While selecting the cords for stringing the bead, the weight of the bead plays an important part. A lightweight bead can be strung on almost any lightweight material – silk, synthetic nymo, silamide etc. but for a heavier bead it is preferred to use a thicker cord like leather, cotton or other synthetic options.

Size

Cords are measured by various methods; some cords like leather are measured in diameters others are measured by the weight of the thread. Before you make the purchase ensure the thickness of the cord and the size of the bead holes are complementary to each other. Buying a cord that is too thin will make the beads hang and ruin the look; on the other hand if is too thick, stringing the beads will be tough. Manufacturers normally suggest the sizes as per the bead so it is recommended a beader thoroughly read all the information provided and then buy the product – especially for online purchases.

Color

Synthetic or natural, the colors of cords available are numerous. Depending on the design, it is advisable to choose a color that coordinates the jewelry piece rather than a contrast color that will divert attention from the beauty of the beads.

Waxed Threads

Most natural products tend to unravel and to the best way to deal with this problem, is to wax the thread either with bee wax or to dip the ends in fabric glue to avoid frayed edges. Waxed thread is smooth and slips through easily. Wax also makes the thread stronger avoiding breakage in the cording material and pre-waxed cords in every material are sold online and in stores.

Resistance to Abrasion

Superior quality beads are finished beautifully without any sharp edges. However, some gemstones, metal beads and some other bead varieties have abrasive surfaces which cut into the threading material over time, increasing the incidence of breakage of the jewellery piece. With the assortment of stringing options available today, picking up non-abrasive material as your threading option is easy!

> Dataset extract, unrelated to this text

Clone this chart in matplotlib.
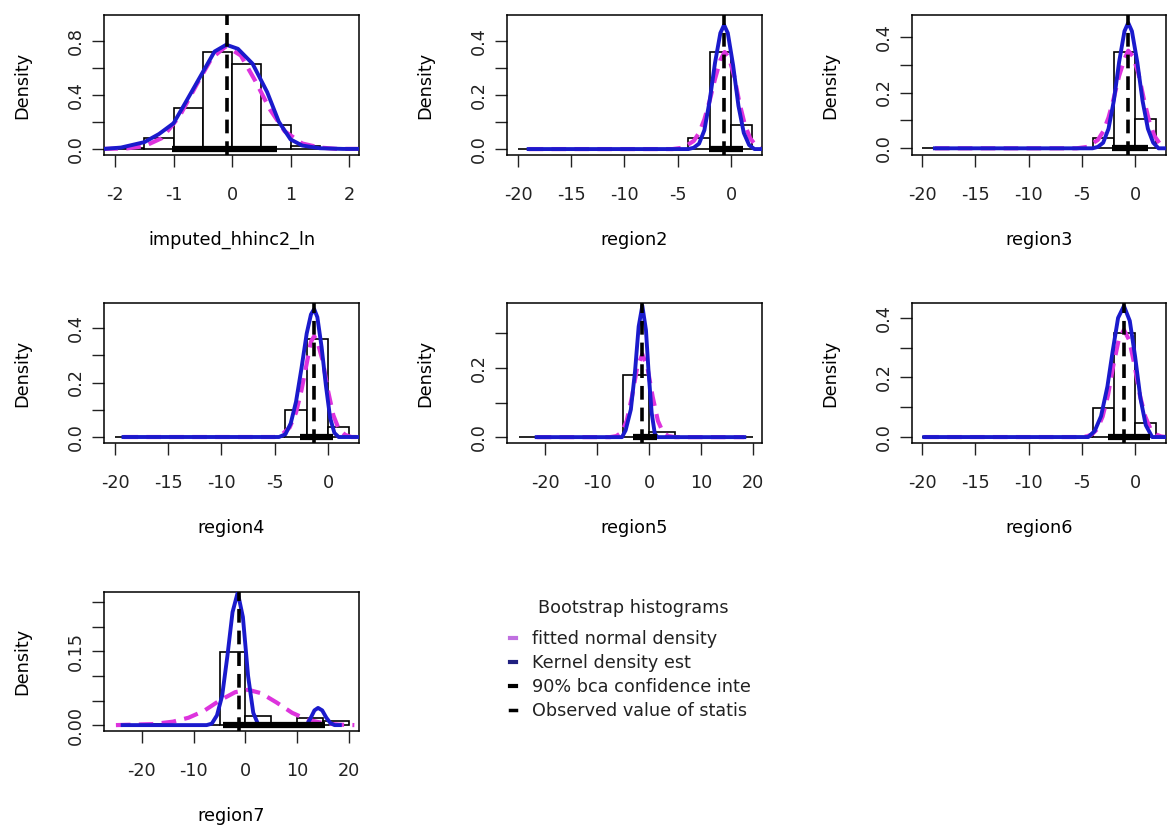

Types of Natural Threading Options

The varieties and options available in wires and threads are very vast. Major manufacturers often list the advantages of their product along with the prices, colors and lengths available. From cotton, leather to Nylon and Elastic, the list of threading options available is almost unlimited.

While crafting beaded jewellery, the thread used should be durable to ensure your jewellery can be used for a long time. It is preferable that threads do not unravel at the ends making it difficult to string the beads, some beaders recommend using waxed threads or thread conditioners, which make the threads stronger and prevent it from getting into terrible knots.

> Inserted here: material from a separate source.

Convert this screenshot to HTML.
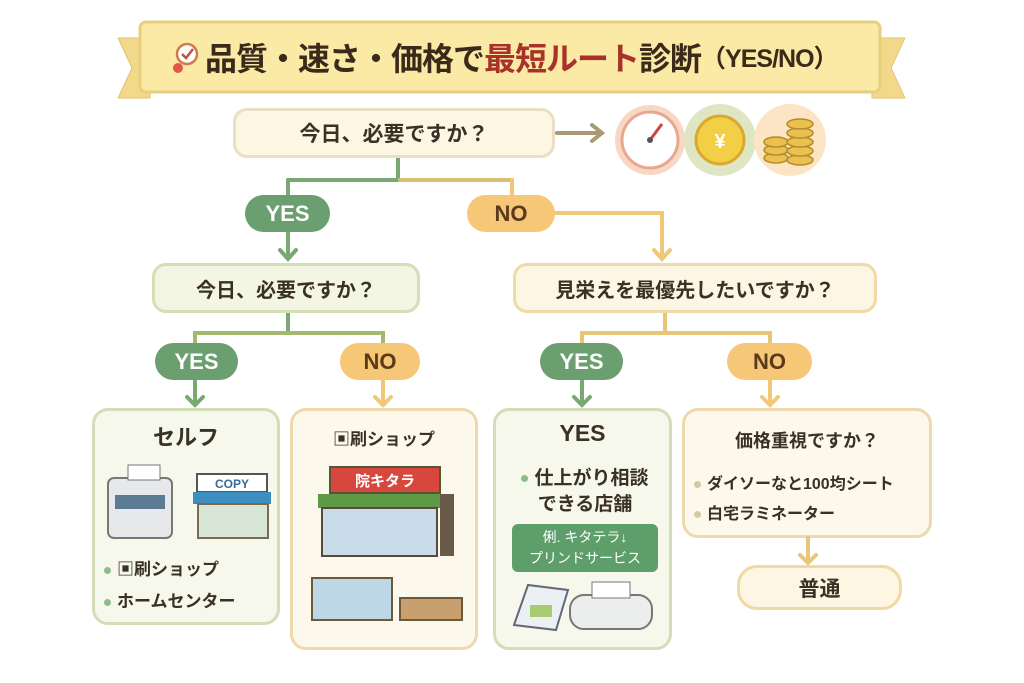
<!DOCTYPE html>
<html><head><meta charset="utf-8"><style>
body{margin:0;width:1024px;height:683px;background:#fff;position:relative;overflow:hidden;font-family:"Liberation Sans","Noto Sans CJK JP",sans-serif;color:#3a3026}
.a{position:absolute;box-sizing:border-box}
.box{display:flex;align-items:center;justify-content:center;border-radius:14px;font-weight:bold}
.pill{display:flex;align-items:center;justify-content:center;border-radius:20px;font-weight:bold;font-size:22px}
.g{background:#6b9f6f;color:#fff}
.y{background:#f5c777;color:#5a3a1a}
.card{border-radius:16px;border:3px solid #d3ddb8;background:#f6f8ec}
.cardo{border-radius:16px;border:3px solid #efd8ad;background:#fdf8ec}
.li{font-size:17px;font-weight:bold;position:absolute;white-space:nowrap}
.dot{display:inline-block;width:7px;height:7px;border-radius:50%;background:#8dbb8d;margin-right:6px;vertical-align:middle}
</style></head><body>
<svg class="a" style="left:0;top:0" width="1024" height="683">
<polygon points="118,38 150,38 150,98 118,98 132,68" fill="#f2d98a" stroke="#e0c46e"/>
<polygon points="905,38 872,38 872,98 905,98 891,68" fill="#f2d98a" stroke="#e0c46e"/>
<rect x="140" y="22" width="740" height="70" rx="6" fill="#fbe9a6" stroke="#e8cf7e" stroke-width="3"/>
<g fill="none" stroke-width="4" stroke-linecap="round">
<line x1="557" y1="133" x2="600" y2="133" stroke="#a89a72"/>
<polyline points="592,125 602,133 592,141" stroke="#a89a72"/>
<line x1="398" y1="158" x2="398" y2="180" stroke="#7aa872"/>
<line x1="288" y1="180" x2="400" y2="180" stroke="#7aa872"/>
<line x1="400" y1="180" x2="512" y2="180" stroke="#d9c070"/>
<line x1="288" y1="180" x2="288" y2="197" stroke="#7aa872"/>
<line x1="512" y1="180" x2="512" y2="197" stroke="#f0c878"/>
<line x1="288" y1="232" x2="288" y2="258" stroke="#7aa872"/>
<polyline points="280,250 288,259 296,250" stroke="#7aa872"/>
<polyline points="555,213 662,213 662,258" stroke="#f0c878"/>
<polyline points="654,250 662,259 670,250" stroke="#f0c878"/>
<polyline points="288,313 288,333" stroke="#7aa872"/>
<polyline points="195,345 195,333 383,333 383,345" stroke="#a5b870"/>
<polyline points="665,313 665,333" stroke="#e8c678"/>
<polyline points="582,345 582,333 770,333 770,345" stroke="#e8c678"/>
<line x1="195" y1="380" x2="195" y2="404" stroke="#7aa872"/><polyline points="187,397 195,405 203,397" stroke="#7aa872"/>
<line x1="383" y1="380" x2="383" y2="404" stroke="#f0c878"/><polyline points="375,397 383,405 391,397" stroke="#f0c878"/>
<line x1="582" y1="380" x2="582" y2="404" stroke="#7aa872"/><polyline points="574,397 582,405 590,397" stroke="#7aa872"/>
<line x1="770" y1="380" x2="770" y2="404" stroke="#f0c878"/><polyline points="762,397 770,405 778,397" stroke="#f0c878"/>
<line x1="808" y1="538" x2="808" y2="562" stroke="#e8c678"/><polyline points="800,555 808,563 816,555" stroke="#e8c678"/>
</g>
<circle cx="650" cy="140" r="35" fill="#f8d8c4"/><circle cx="650" cy="140" r="28" fill="#fff" stroke="#e8a890" stroke-width="3"/>
<line x1="650" y1="140" x2="662" y2="124" stroke="#d0453a" stroke-width="3"/><circle cx="650" cy="140" r="3" fill="#555"/>
<circle cx="720" cy="140" r="36" fill="#dfe6c4"/><circle cx="720" cy="140" r="24" fill="#f3cf45" stroke="#d9a830" stroke-width="3"/>
<text x="720" y="148" font-size="20" text-anchor="middle" fill="#fff" font-weight="bold">¥</text>
<circle cx="790" cy="140" r="36" fill="#fbe5c4"/>
<g fill="#eac050" stroke="#b58a2a" stroke-width="1.5">
<ellipse cx="776" cy="158" rx="12" ry="5"/><ellipse cx="776" cy="150" rx="12" ry="5"/><ellipse cx="776" cy="142" rx="12" ry="5"/>
<ellipse cx="800" cy="160" rx="13" ry="5"/><ellipse cx="800" cy="151" rx="13" ry="5"/><ellipse cx="800" cy="142" rx="13" ry="5"/><ellipse cx="800" cy="133" rx="13" ry="5"/><ellipse cx="800" cy="124" rx="13" ry="5"/></g>
<circle cx="187" cy="54" r="10" fill="#fff" stroke="#d07a50" stroke-width="2.5"/><polyline points="182,54 186,58 193,49" fill="none" stroke="#c05040" stroke-width="2.5"/>
<circle cx="178" cy="68" r="5" fill="#e05a4a"/>
<rect x="108" y="478" width="64" height="60" rx="6" fill="#e6e8ea" stroke="#777" stroke-width="2"/><rect x="115" y="495" width="50" height="14" fill="#5c7c94"/><rect x="128" y="465" width="32" height="15" fill="#fff" stroke="#777"/>
<rect x="197" y="474" width="70" height="18" fill="#fff" stroke="#555" stroke-width="2"/><text x="232" y="488" font-size="12" font-weight="bold" text-anchor="middle" fill="#3a6a9a">COPY</text>
<rect x="193" y="492" width="78" height="12" fill="#3d8fbf"/><rect x="198" y="504" width="70" height="34" fill="#d8e6d8" stroke="#7a6a50" stroke-width="2"/>
<rect x="330" y="467" width="110" height="26" fill="#d8473e" stroke="#553" stroke-width="2"/><text x="385" y="486" font-size="15" font-weight="bold" text-anchor="middle" fill="#fff">院キタラ</text>
<rect x="318" y="494" width="122" height="14" fill="#5e9a46"/><rect x="322" y="508" width="115" height="48" fill="#c8dcea" stroke="#5a4a3a" stroke-width="2"/>
<rect x="440" y="494" width="14" height="62" fill="#6a5a4a"/>
<rect x="312" y="578" width="80" height="42" fill="#bfd8e8" stroke="#6a5a3a" stroke-width="2"/><rect x="400" y="598" width="62" height="22" fill="#c8a070" stroke="#6a5a3a" stroke-width="2"/>
<polygon points="514,625 528,585 568,590 556,630" fill="#eaf0f4" stroke="#667" stroke-width="2"/><rect x="530" y="605" width="22" height="12" fill="#a8cc70"/>
<rect x="570" y="595" width="82" height="34" rx="14" fill="#eceeee" stroke="#777" stroke-width="2"/><rect x="592" y="582" width="38" height="16" fill="#fff" stroke="#777"/>
</svg>
<div class="a" style="left:205px;top:22px;width:670px;height:70px;display:flex;align-items:center;justify-content:flex-start;font-size:32px;font-weight:bold;color:#3a2a1a;white-space:nowrap;letter-spacing:-1px">品質・速さ・価格で<span style="color:#a8322a">最短ルート</span>診断<span style="font-size:25px">（YES/NO）</span></div>
<div class="a box" style="left:233px;top:108px;width:322px;height:50px;background:#fdf6e2;border:3px solid #eadfc4;font-size:21px">今日、必要ですか？</div>
<div class="a pill g" style="left:245px;top:195px;width:85px;height:37px">YES</div>
<div class="a pill y" style="left:467px;top:195px;width:88px;height:37px">NO</div>
<div class="a box" style="left:152px;top:263px;width:268px;height:50px;background:#f2f6e2;border:3px solid #d3dfb6;font-size:20px">今日、必要ですか？</div>
<div class="a box" style="left:513px;top:263px;width:364px;height:50px;background:#fdf6e4;border:3px solid #f0dba8;font-size:20px">見栄えを最優先したいですか？</div>
<div class="a pill g" style="left:155px;top:343px;width:83px;height:37px">YES</div>
<div class="a pill y" style="left:340px;top:343px;width:80px;height:37px">NO</div>
<div class="a pill g" style="left:540px;top:343px;width:83px;height:37px">YES</div>
<div class="a pill y" style="left:727px;top:343px;width:85px;height:37px">NO</div>
<div class="a card" style="left:92px;top:408px;width:188px;height:217px;z-index:-1"></div>
<div class="a" style="left:92px;top:420px;width:188px;text-align:center;font-size:22px;font-weight:bold">セルフ</div>
<div class="li" style="left:104px;top:555px"><span class="dot"></span>▣刷ショップ</div>
<div class="li" style="left:104px;top:587px"><span class="dot"></span>ホームセンター</div>
<div class="a cardo" style="left:290px;top:408px;width:188px;height:242px;z-index:-1"></div>
<div class="a" style="left:290px;top:425px;width:188px;text-align:center;font-size:17px;font-weight:bold">▣刷ショップ</div>
<div class="a card" style="left:493px;top:408px;width:179px;height:242px;z-index:-1"></div>
<div class="a" style="left:493px;top:420px;width:179px;text-align:center;font-size:23px;font-weight:bold">YES</div>
<div class="a" style="left:500px;top:466px;width:170px;text-align:center;font-size:19px;font-weight:bold;line-height:26px"><span class="dot"></span>仕上がり相談<br>できる店舗</div>
<div class="a" style="left:512px;top:524px;width:146px;height:48px;background:#5e9e6a;border-radius:6px;color:#fff;font-size:14px;text-align:center;line-height:21px;padding-top:3px">俐. キタテラ↓<br>プリンドサービス</div>
<div class="a cardo" style="left:682px;top:408px;width:250px;height:130px;z-index:-1"></div>
<div class="a" style="left:682px;top:427px;width:250px;text-align:center;font-size:18px;font-weight:bold">価格重視ですか？</div>
<div class="li" style="left:694px;top:470px;font-size:16px"><span class="dot" style="background:#d8c8a0"></span>ダイソーなと100均シート</div>
<div class="li" style="left:694px;top:500px;font-size:16px"><span class="dot" style="background:#d8c8a0"></span>白宅ラミネーター</div>
<div class="a box" style="left:737px;top:565px;width:165px;height:45px;background:#fdf6e2;border:3px solid #f0d9a2;border-radius:20px;font-size:21px">普通</div>
</body></html>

Beads can be strung together by waxed cotton threads but not the ordinary sewing thread. It is easier to make different types of knots and pass this thread through the bead holes, but while buying cotton threads make sure they are colorfast to protect your jewellery piece and clothes.

To overcome the main disadvantage of cotton threads – easy breakage, intrepid waxed cotton suppliers have introduced two or three fibres of artificial monofilaments/polymers at the centre to give the cotton cords strength, making cotton cords a great option for creating single stone / pendants or large chunky jewellery.

Silk threads have been used since long to thread smaller, lightweight beads and pearls. Easily available in a huge range of colors and effects, beaded jewellery on silk threads should be handled with care since the silk thread can stretch, disintegrate if wet and break if the bead edges are not smooth. Easily knotted, this smooth thread makes designs come alive especially if your jewellery has visible cord effects like knots between the beads. Silk threads come in a range of colors and sizes (referring to the number of strands used to create the silk thread) for convenience.

Both cotton and silk threads will require needles to make beading easy. If threading the needle is difficult, a needle with a larger eye-hole is a good investment. Flexible needles can also be bought for convenience.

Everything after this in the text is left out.